Core Concepts
PePNet, a novel workload prediction network, improves overall and heavy workload prediction accuracy by leveraging a Periodicity-Perceived Mechanism and an Achilles' Heel Loss Function.
Abstract
The paper proposes PePNet, a workload prediction network that addresses the challenges of highly variable workloads with rare occurrences of heavy workload.
Key highlights:
Periodicity-Perceived Mechanism: PePNet automatically detects the existence and length of periodicity in the workload time series, and adaptively fuses the periodic information to handle both periodic and aperiodic workloads.
Achilles' Heel Loss Function: PePNet uses a specialized loss function that iteratively optimizes the most under-fitting part of the prediction sequence, effectively improving the accuracy of heavy workload prediction while maintaining high overall prediction accuracy.
Extensive experiments on Alibaba, SMD, and Dinda's datasets show that PePNet outperforms state-of-the-art methods, improving heavy workload prediction accuracy by 21.0% and overall prediction accuracy by 11.8% on average.
PePNet introduces only slight time overhead compared to efficient baseline models, while being insensitive to hyperparameter settings.
Stats
"The heavy workload is defined as the workload greater than the average workload plus one standard deviation for each machine."

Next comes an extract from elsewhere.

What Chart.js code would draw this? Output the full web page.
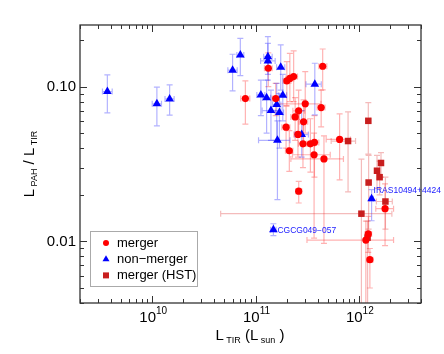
<!DOCTYPE html>
<html>
<head>
<meta charset="utf-8">
<script src="https://cdn.jsdelivr.net/npm/chart.js@4/dist/chart.umd.min.js"></script>
<style>html,body{margin:0;padding:0;background:#fff;}</style>
</head>
<body>
<canvas id="c" width="444" height="354"></canvas>
<script>
// axis ranges and ticks
var xMin = 2e9, xMax = 4e12;
var yMin = 0.004, yMax = 0.25;
var xMajorTicks = [1e10, 1e11, 1e12];
var xMajorExp = ['10', '11', '12'];
var yMajorTicks = [0.01, 0.1];
var yMajorText = ['0.01', '0.10'];

// merger (red circles)
var mergerL    = [7.98e10, 1.33e11, 4.47e11, 2.01e11, 2.15e11, 2.34e11, 1.569e11, 3.03e11, 4.32e11, 2.615e11, 2.42e11, 2.92e11, 1.977e11, 2.575e11, 2.88e11, 3.40e11, 3.72e11, 2.125e11, 3.69e11, 4.60e11, 2.62e11, 6.52e11, 1.795e12, 1.236e12, 1.17e12, 1.28e12];
var mergerR    = [0.0837, 0.1314, 0.1354, 0.1088, 0.1129, 0.116, 0.0837, 0.0774, 0.0732, 0.0697, 0.0637, 0.0592, 0.0547, 0.0491, 0.0427, 0.0427, 0.0436, 0.0385, 0.0363, 0.0341, 0.0211, 0.0456, 0.01626, 0.01117, 0.0102, 0.00762];
var mergerRLo  = [0.0572, 0.100, 0.0952, 0.075, 0.080, 0.080, 0.065, 0.050, 0.055, 0.050, 0.045, 0.042, 0.040, 0.035, 0.030, 0.028, 0.026, 0.0283, 0.0105, 0.0097, 0.0177, 0.025, 0.0094, 0.0085, 0.0035, 0.0050];
var mergerRHi  = [0.1088, 0.165, 0.175, 0.145, 0.164, 0.170, 0.105, 0.125, 0.095, 0.095, 0.085, 0.082, 0.075, 0.068, 0.060, 0.062, 0.065, 0.052, 0.050, 0.048, 0.0244, 0.0667, 0.0235, 0.0145, 0.0135, 0.0090];
var mergerLLo  = [7.2e10, 1.22e11, 4.1e11, 1.85e11, 1.97e11, 2.15e11, 1.45e11, 1.6e11, 3.95e11, 2.3e11, 2.2e11, 2.65e11, 1.8e11, 2.35e11, 2.6e11, 3.1e11, 3.4e11, 1.95e11, 2.28e11, 2.2e11, 2.45e11, 4.83e11, 1.46e12, 1.15e12, 3.15e11, 1.2e12];
var mergerLHi  = [8.8e10, 1.45e11, 4.9e11, 2.2e11, 2.35e11, 2.55e11, 1.7e11, 4.3e11, 4.7e11, 3.0e11, 2.65e11, 3.2e11, 2.15e11, 2.8e11, 3.2e11, 3.75e11, 4.1e11, 2.3e11, 5.29e11, 7.1e11, 2.8e11, 8.3e11, 2.17e12, 1.33e12, 2.17e12, 1.37e12];

// non-merger (blue triangles)
var nonL    = [3.68e9, 1.11e10, 1.475e10, 6.0e10, 7.13e10, 1.318e11, 1.318e11, 1.754e11, 3.75e11, 1.127e11, 1.281e11, 1.837e11, 1.604e11, 1.411e11, 1.705e11, 1.63e11, 2.80e11, 1.33e12, 1.49e11];
var nonR    = [0.0929, 0.0774, 0.0833, 0.1276, 0.160, 0.156, 0.1466, 0.1334, 0.1036, 0.0884, 0.0846, 0.088, 0.0766, 0.070, 0.068, 0.045, 0.049, 0.01886, 0.0119];
var nonRLo  = [0.0676, 0.0558, 0.0654, 0.0938, 0.1178, 0.12, 0.11, 0.095, 0.0657, 0.065, 0.05, 0.06, 0.045, 0.045, 0.040, 0.0186, 0.035, 0.0136, 0.0109];
var nonRHi  = [0.119, 0.0991, 0.1026, 0.1618, 0.205, 0.21, 0.19, 0.186, 0.1415, 0.11, 0.11, 0.12, 0.105, 0.095, 0.090, 0.060, 0.070, 0.0216, 0.0130];
var nonLLo  = [3.3e9, 1.0e10, 1.33e10, 5.4e10, 6.6e10, 1.2e11, 1.12e11, 1.6e11, 3.08e11, 1.03e11, 1.17e11, 1.68e11, 1.46e11, 1.16e11, 1.55e11, 1.07e11, 2.4e11, 1.28e12, 1.40e11];
var nonLHi  = [4.1e9, 1.23e10, 1.63e10, 6.65e10, 7.7e10, 1.45e11, 1.55e11, 1.92e11, 4.33e11, 1.23e11, 1.4e11, 2.0e11, 1.76e11, 1.76e11, 1.87e11, 2.16e11, 3.25e11, 1.38e12, 1.58e11];
var nonNames = ['', '', '', '', '', '', '', '', '', '', '', '', '', '', '', '', '', 'IRAS10494+4424', 'CGCG049\u2212057'];

// merger (HST) (dark red squares)
var hstL    = [1.236e12, 7.87e11, 1.64e12, 1.50e12, 1.59e12, 1.245e12, 1.81e12, 1.06e12, 1.216e12];
var hstR    = [0.0601, 0.0445, 0.0321, 0.0286, 0.026, 0.024, 0.0181, 0.0151, 0.01057];
var hstRLo  = [0.0366, 0.0209, 0.026, 0.022, 0.020, 0.012, 0.012, 0.003, 0.003];
var hstRHi  = [0.0788, 0.0687, 0.0374, 0.036, 0.033, 0.036, 0.026, 0.034, 0.0135];
var hstLLo  = [1.18e12, 5.4e11, 1.56e12, 1.43e12, 1.51e12, 1.18e12, 1.48e12, 4.6e10, 1.15e12];
var hstLHi  = [1.3e12, 9.3e11, 1.72e12, 1.58e12, 1.67e12, 1.31e12, 2.11e12, 2.09e12, 1.28e12];

var legendNames = ['merger', 'non\u2212merger', 'merger (HST)'];

var FONT = "'Liberation Sans', Arial, Helvetica, sans-serif";

function points(L, R, rlo, rhi, llo, lhi, names) {
    var out = [];
    for (var i = 0; i < L.length; i++) {
        out.push({x: L[i], y: R[i], yLo: rlo[i], yHi: rhi[i], xLo: llo[i], xHi: lhi[i],
                  name: names ? names[i] : ''});
    }
    return out;
}

var errorBars = {
    id: 'errorBars',
    beforeDatasetsDraw: function(chart) {
        var ctx = chart.ctx, xs = chart.scales.x, ys = chart.scales.y, a = chart.chartArea;
        var cap = 3;
        ctx.save();
        ctx.beginPath();
        ctx.rect(a.left, a.top, a.right - a.left, a.bottom - a.top);
        ctx.clip();
        ctx.lineWidth = 1.2;
        chart.data.datasets.forEach(function(ds) {
            ctx.strokeStyle = ds.errColor;
            ds.data.forEach(function(p) {
                var px = xs.getPixelForValue(p.x), py = ys.getPixelForValue(p.y);
                var y1 = ys.getPixelForValue(p.yLo), y2 = ys.getPixelForValue(p.yHi);
                var x1 = xs.getPixelForValue(p.xLo), x2 = xs.getPixelForValue(p.xHi);
                ctx.beginPath();
                ctx.moveTo(px, y1); ctx.lineTo(px, y2);
                ctx.moveTo(px - cap, y1); ctx.lineTo(px + cap, y1);
                ctx.moveTo(px - cap, y2); ctx.lineTo(px + cap, y2);
                ctx.stroke();
                ctx.beginPath();
                ctx.moveTo(x1, py); ctx.lineTo(x2, py);
                ctx.moveTo(x1, py - cap); ctx.lineTo(x1, py + cap);
                ctx.moveTo(x2, py - cap); ctx.lineTo(x2, py + cap);
                ctx.stroke();
            });
        });
        ctx.restore();
    }
};

function drawSegments(ctx, segs, x, y, align) {
    // segs: [text, size, dy]
    var w = 0;
    segs.forEach(function(s) { ctx.font = s[1] + 'px ' + FONT; w += ctx.measureText(s[0]).width; });
    var cx = align === 'center' ? x - w / 2 : x;
    ctx.textAlign = 'left';
    ctx.textBaseline = 'alphabetic';
    segs.forEach(function(s) {
        ctx.font = s[1] + 'px ' + FONT;
        ctx.fillText(s[0], cx, y + s[2]);
        cx += ctx.measureText(s[0]).width;
    });
}

var frame = {
    id: 'frame',
    afterDraw: function(chart) {
        var ctx = chart.ctx, xs = chart.scales.x, ys = chart.scales.y, a = chart.chartArea;
        ctx.save();

        // point labels
        ctx.fillStyle = '#2020ff';
        ctx.font = '8.5px ' + FONT;
        ctx.textBaseline = 'middle';
        chart.data.datasets[1].data.forEach(function(p) {
            if (!p.name) return;
            var px = xs.getPixelForValue(p.x), py = ys.getPixelForValue(p.y);
            if (p.name.indexOf('IRAS') === 0) ctx.fillText(p.name, px + 2, py - 8);
            else ctx.fillText(p.name, px + 4, py + 0.5);
        });

        // frame
        ctx.strokeStyle = '#333';
        ctx.lineWidth = 1.3;
        ctx.strokeRect(a.left, a.top, a.right - a.left, a.bottom - a.top);

        // ticks
        ctx.lineWidth = 1;
        function xTick(v, len) {
            var px = Math.round(xs.getPixelForValue(v)) + 0.5;
            ctx.beginPath();
            ctx.moveTo(px, a.bottom); ctx.lineTo(px, a.bottom - len);
            ctx.moveTo(px, a.top); ctx.lineTo(px, a.top + len);
            ctx.stroke();
        }
        function yTick(v, len) {
            var py = Math.round(ys.getPixelForValue(v)) + 0.5;
            ctx.beginPath();
            ctx.moveTo(a.left, py); ctx.lineTo(a.left + len, py);
            ctx.moveTo(a.right, py); ctx.lineTo(a.right - len, py);
            ctx.stroke();
        }
        for (var d = 9; d <= 12; d++) {
            for (var m = 1; m <= 9; m++) {
                var v = m * Math.pow(10, d);
                if (v < xMin || v > xMax) continue;
                xTick(v, m === 1 ? 7 : 4);
            }
        }
        for (var e = -3; e <= -1; e++) {
            for (var k = 1; k <= 9; k++) {
                var w = k * Math.pow(10, e);
                if (w < yMin || w > yMax) continue;
                yTick(w, k === 1 ? 7 : 4);
            }
        }

        // tick labels
        ctx.fillStyle = '#000';
        xMajorTicks.forEach(function(v, i) {
            var px = xs.getPixelForValue(v);
            drawSegments(ctx, [['10', 15, 0], [xMajorExp[i], 10, -8]], px + 1, 322, 'center');
        });
        ctx.font = '15px ' + FONT;
        ctx.textAlign = 'right';
        ctx.textBaseline = 'middle';
        yMajorTicks.forEach(function(v, i) {
            ctx.fillText(yMajorText[i], 76, ys.getPixelForValue(v));
        });

        // axis titles
        drawSegments(ctx, [['L', 15, 0], [' TIR', 9, 3], [' (L', 15, 0], [' sun', 9, 3], [' )', 15, 0]],
                     250, 340, 'center');
        ctx.save();
        ctx.translate(34, 164);
        ctx.rotate(-Math.PI / 2);
        drawSegments(ctx, [['L', 15, 0], [' PAH', 9, 3], [' / L', 15, 0], [' TIR', 9, 3]], 0, 0, 'center');
        ctx.restore();

        // legend
        var lx = 90.5, ly = 231.5, lw = 107, lh = 55;
        ctx.fillStyle = '#fff';
        ctx.fillRect(lx, ly, lw, lh);
        ctx.strokeStyle = '#aaa';
        ctx.lineWidth = 1;
        ctx.strokeRect(lx, ly, lw, lh);
        chart.data.datasets.forEach(function(ds, i) {
            var ry = 243 + i * 16.2;
            ctx.fillStyle = ds.backgroundColor;
            ctx.beginPath();
            if (ds.pointStyle === 'circle') ctx.arc(106, ry, 3, 0, Math.PI * 2);
            else if (ds.pointStyle === 'triangle') {
                ctx.moveTo(106, ry - 4); ctx.lineTo(109.5, ry + 2); ctx.lineTo(102.5, ry + 2); ctx.closePath();
            } else ctx.rect(103, ry - 3, 6, 6);
            ctx.fill();
            ctx.fillStyle = '#000';
            ctx.font = '13px ' + FONT;
            ctx.textAlign = 'left';
            ctx.textBaseline = 'middle';
            ctx.fillText(legendNames[i], 117, ry);
        });
        ctx.restore();
    }
};

new Chart(document.getElementById('c').getContext('2d'), {
    type: 'scatter',
    data: {
        datasets: [{
            label: legendNames[0],
            data: points(mergerL, mergerR, mergerRLo, mergerRHi, mergerLLo, mergerLHi),
            pointStyle: 'circle', pointRadius: 3.6,
            backgroundColor: '#ff0000', borderColor: '#ff0000', borderWidth: 0,
            errColor: 'rgba(255,0,0,0.3)'
        }, {
            label: legendNames[1],
            data: points(nonL, nonR, nonRLo, nonRHi, nonLLo, nonLHi, nonNames),
            pointStyle: 'triangle', pointRadius: 5,
            backgroundColor: '#0000ff', borderColor: '#0000ff', borderWidth: 0,
            errColor: 'rgba(0,0,255,0.3)'
        }, {
            label: legendNames[2],
            data: points(hstL, hstR, hstRLo, hstRHi, hstLLo, hstLHi),
            pointStyle: 'rect', pointRadius: 4.6,
            backgroundColor: '#c81e1e', borderColor: '#c81e1e', borderWidth: 0,
            errColor: 'rgba(220,30,30,0.3)'
        }]
    },
    options: {
        responsive: false,
        animation: false,
        layout: {padding: {left: 80, right: 23, top: 25, bottom: 51}},
        plugins: {legend: {display: false}, tooltip: {enabled: false}},
        scales: {
            x: {type: 'logarithmic', min: xMin, max: xMax, display: false},
            y: {type: 'logarithmic', min: yMin, max: yMax, display: false}
        }
    },
    plugins: [errorBars, frame]
});
</script>
</body>
</html>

"The heavy workload proportion is 15.73% for CPU usage and 12.89% for memory usage of Alibaba's dataset, and 11.15% for workload of Dinda's dataset."
Quotes
"Either the overall inaccuracy of statistic methods or the heavy-workload inaccuracy of neural-network-based models can cause service level agreement violations."
"The Achilles' Heel Loss Function actually forces the loss to descend along the gradient directions of some of the largest prediction errors."